• Job
Begin at the top of the entries below and write out every line through the one containing "plt.rcParams['font.family'] = ['Noto", excluding pictures.

• Records supplied
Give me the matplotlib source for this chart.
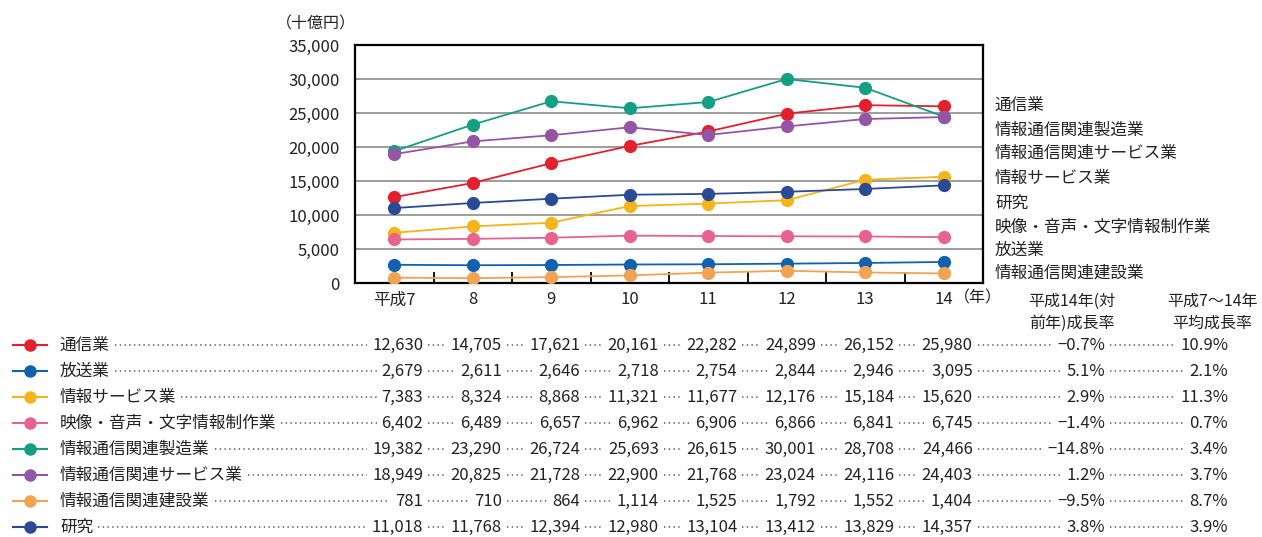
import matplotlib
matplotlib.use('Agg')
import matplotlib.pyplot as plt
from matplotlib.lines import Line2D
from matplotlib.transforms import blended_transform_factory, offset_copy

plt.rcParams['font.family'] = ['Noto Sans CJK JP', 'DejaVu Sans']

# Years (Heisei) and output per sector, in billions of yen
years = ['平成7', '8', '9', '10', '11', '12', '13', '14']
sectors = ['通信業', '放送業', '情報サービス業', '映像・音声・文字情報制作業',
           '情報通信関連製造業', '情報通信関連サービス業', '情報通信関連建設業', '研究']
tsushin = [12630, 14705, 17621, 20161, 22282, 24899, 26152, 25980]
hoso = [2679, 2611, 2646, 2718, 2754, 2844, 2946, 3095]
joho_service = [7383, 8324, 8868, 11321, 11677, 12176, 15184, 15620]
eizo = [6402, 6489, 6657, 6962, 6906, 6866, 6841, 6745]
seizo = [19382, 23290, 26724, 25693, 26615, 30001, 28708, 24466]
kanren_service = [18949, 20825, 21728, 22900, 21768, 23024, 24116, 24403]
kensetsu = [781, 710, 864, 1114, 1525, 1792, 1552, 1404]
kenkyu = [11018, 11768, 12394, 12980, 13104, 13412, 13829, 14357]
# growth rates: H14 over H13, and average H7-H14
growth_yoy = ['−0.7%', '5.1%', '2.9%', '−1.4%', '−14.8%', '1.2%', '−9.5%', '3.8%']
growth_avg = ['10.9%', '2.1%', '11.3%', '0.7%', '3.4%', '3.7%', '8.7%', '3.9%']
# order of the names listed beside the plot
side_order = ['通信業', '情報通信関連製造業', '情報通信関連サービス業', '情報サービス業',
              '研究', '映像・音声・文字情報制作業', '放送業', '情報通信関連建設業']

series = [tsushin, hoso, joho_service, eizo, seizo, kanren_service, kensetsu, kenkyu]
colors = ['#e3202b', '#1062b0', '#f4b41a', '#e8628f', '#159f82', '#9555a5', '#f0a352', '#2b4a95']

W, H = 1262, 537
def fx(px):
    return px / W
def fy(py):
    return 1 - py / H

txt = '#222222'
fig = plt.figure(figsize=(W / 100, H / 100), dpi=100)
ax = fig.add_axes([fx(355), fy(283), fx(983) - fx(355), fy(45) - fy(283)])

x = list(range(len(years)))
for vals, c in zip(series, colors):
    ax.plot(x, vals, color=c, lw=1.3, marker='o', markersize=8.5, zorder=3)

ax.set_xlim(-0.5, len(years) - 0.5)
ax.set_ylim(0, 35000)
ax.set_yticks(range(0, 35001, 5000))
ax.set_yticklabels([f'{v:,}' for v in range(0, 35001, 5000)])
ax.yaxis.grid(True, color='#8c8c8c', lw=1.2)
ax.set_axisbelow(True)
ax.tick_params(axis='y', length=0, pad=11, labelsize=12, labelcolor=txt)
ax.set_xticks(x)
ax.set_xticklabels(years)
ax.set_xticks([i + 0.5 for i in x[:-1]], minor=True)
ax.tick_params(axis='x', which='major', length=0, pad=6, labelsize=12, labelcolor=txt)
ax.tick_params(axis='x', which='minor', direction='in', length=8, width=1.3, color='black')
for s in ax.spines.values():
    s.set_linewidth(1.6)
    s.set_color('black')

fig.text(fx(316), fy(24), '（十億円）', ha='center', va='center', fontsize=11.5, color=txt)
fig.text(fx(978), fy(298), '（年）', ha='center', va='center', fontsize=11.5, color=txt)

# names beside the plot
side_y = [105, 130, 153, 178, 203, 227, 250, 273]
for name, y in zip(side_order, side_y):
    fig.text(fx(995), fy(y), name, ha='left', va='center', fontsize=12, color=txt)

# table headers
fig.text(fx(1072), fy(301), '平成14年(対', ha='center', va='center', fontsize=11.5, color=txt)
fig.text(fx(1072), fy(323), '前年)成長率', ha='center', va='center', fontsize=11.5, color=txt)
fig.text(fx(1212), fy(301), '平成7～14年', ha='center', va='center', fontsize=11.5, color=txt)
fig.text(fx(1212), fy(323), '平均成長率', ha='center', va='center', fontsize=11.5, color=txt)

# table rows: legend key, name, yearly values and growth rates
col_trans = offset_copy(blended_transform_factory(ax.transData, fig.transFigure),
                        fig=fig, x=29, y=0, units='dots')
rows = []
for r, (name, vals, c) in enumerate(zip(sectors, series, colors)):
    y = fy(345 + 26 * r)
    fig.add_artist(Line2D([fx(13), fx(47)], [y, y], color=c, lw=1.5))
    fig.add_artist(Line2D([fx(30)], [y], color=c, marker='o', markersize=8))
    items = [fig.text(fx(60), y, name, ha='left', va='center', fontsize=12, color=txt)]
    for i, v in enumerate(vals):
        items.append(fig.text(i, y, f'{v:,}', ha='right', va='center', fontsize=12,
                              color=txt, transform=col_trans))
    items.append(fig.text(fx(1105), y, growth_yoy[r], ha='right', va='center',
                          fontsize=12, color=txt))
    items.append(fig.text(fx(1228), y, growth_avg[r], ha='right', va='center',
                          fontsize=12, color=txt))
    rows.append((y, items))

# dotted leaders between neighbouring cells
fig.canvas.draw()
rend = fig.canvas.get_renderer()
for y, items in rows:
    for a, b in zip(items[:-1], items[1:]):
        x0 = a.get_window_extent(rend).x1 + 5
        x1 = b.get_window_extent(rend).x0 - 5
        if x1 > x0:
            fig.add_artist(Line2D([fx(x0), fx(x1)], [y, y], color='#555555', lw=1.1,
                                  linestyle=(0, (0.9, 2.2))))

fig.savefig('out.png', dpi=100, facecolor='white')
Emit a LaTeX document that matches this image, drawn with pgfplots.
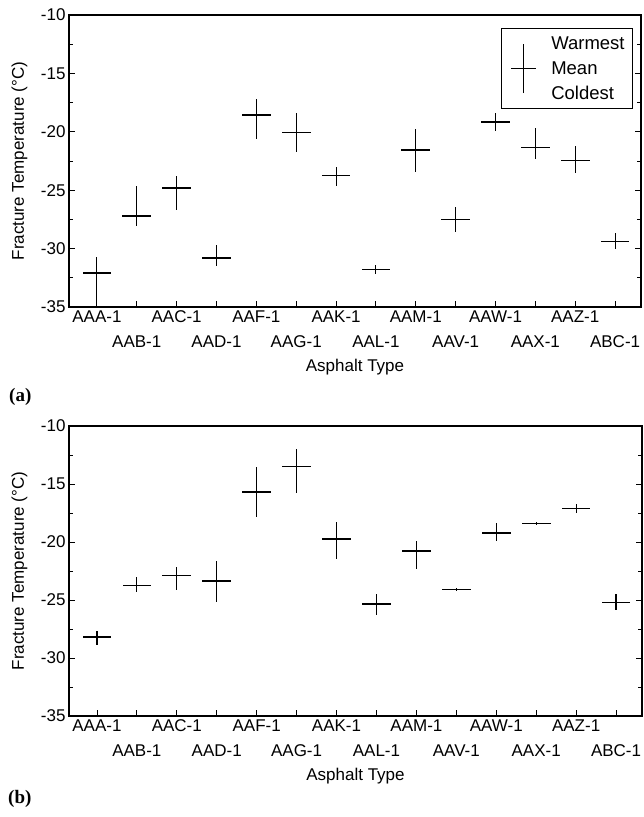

• The result
Give me the matplotlib source for this chart.
import matplotlib
matplotlib.use('Agg')
import matplotlib.pyplot as plt
from matplotlib.lines import Line2D
from matplotlib.transforms import blended_transform_factory, offset_copy

plt.rcParams['font.family'] = ['Noto Sans CJK JP', 'DejaVu Sans']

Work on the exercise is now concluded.